Independent economists say a further freeze in the autumn is now all but certain, and that further increases on smaller taxes or a new raid on pensions could be required to make up the shortfall.
Downing Street refused to rule out further tax rises on Friday, with a spokesman saying: 'As ever, as is a long-standing principle, tax decisions are set out at fiscal events.'
However, Ms Reeves's team remains optimistic that good economic performance between now and the Budget will reduce the £105 billion cost of servicing government debt, which currently accounts for 8.2 per cent of public expenditure.
The Bank of England is widely expected to cut interest rates at its next meeting on Aug 7, although gilt yields are not directly determined by the base rate.
Treasury officials also hope that the cost of energy will continue to fall, although it is acknowledged that instability in the Middle East could drive up the price of crude oil once again.
Ms Reeves is adamant that she will not break her fiscal rules – to increase public sector borrowing as a percentage of GDP or raise money on the markets to fund day-to-day spending – and believes that maintaining market stability should be the Government's primary goal.
Balancing the books with a stealth tax on income has been a favoured policy lever of successive chancellors. The current freeze to 2028 was introduced by Sir Jeremy Hunt in his 2022 Budget.
But the policy results in more people paying higher rates of income tax as their wages increase – an economic phenomenon known as fiscal drag.
OBR figures show that in 2024-25, some £15.3 billion extra was due to be raised thanks to the frozen thresholds.
In the same year, the OBR predicted that the total welfare bill was set to shoot up by £16.6 billion.
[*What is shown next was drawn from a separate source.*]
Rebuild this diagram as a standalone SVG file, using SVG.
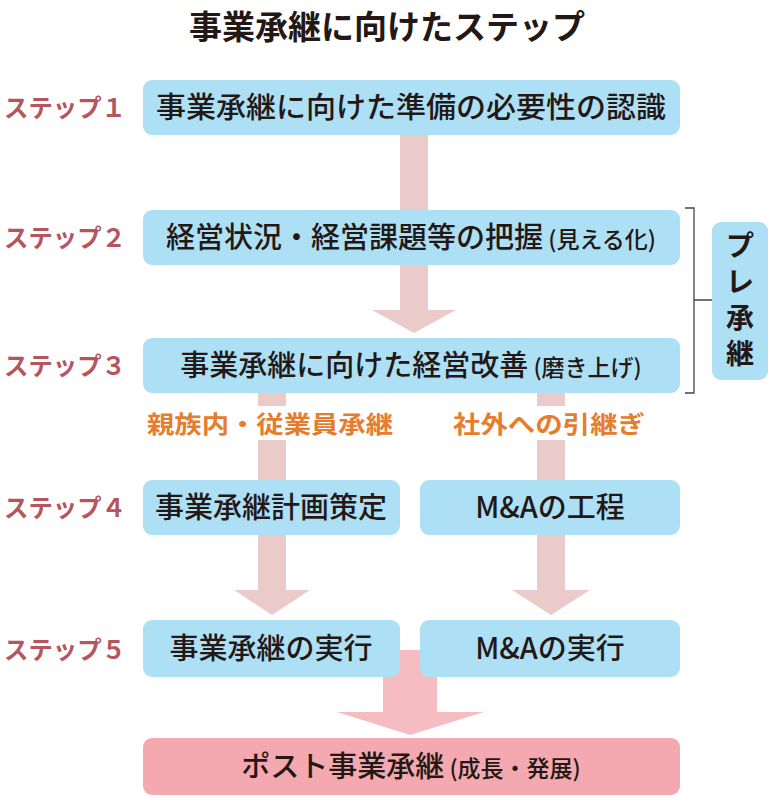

Figures released on Thursday show that seven million people have been dragged into paying higher rates of income tax as a result of the stealth raid on wages.
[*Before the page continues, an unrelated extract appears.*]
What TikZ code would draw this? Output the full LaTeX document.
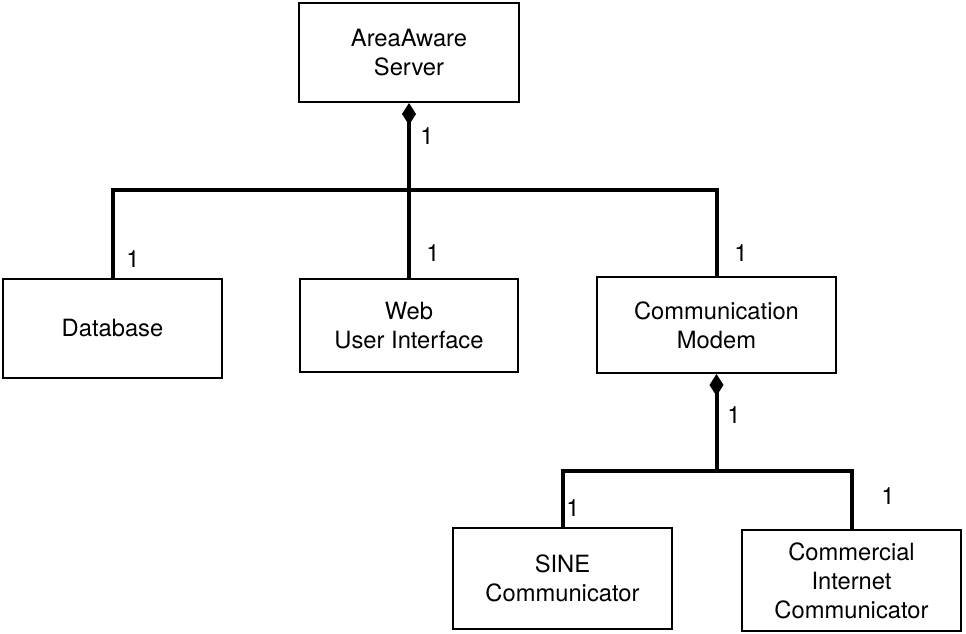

Frozen thresholds forced an extra 520,000 taxpayers into the 40p bracket in the last year, according to estimates by HMRC.
It brings the total to just over seven million in 2025-26, a 60 per cent rise from the 4.4 million in 2021-22 when income tax thresholds were first frozen under the Tories.
The number of 45p additional-rate taxpayers has more than doubled from 520,000 to 1.2 million over the same period.
Last November, Ms Reeves told MPs she would not raise taxes again or increase borrowing and that the Government would need to 'live within the means we've set ourselves' for the remainder of the Parliament.
'We're not going to be coming back with more tax increases, or indeed more borrowing,' she told the Treasury select committee.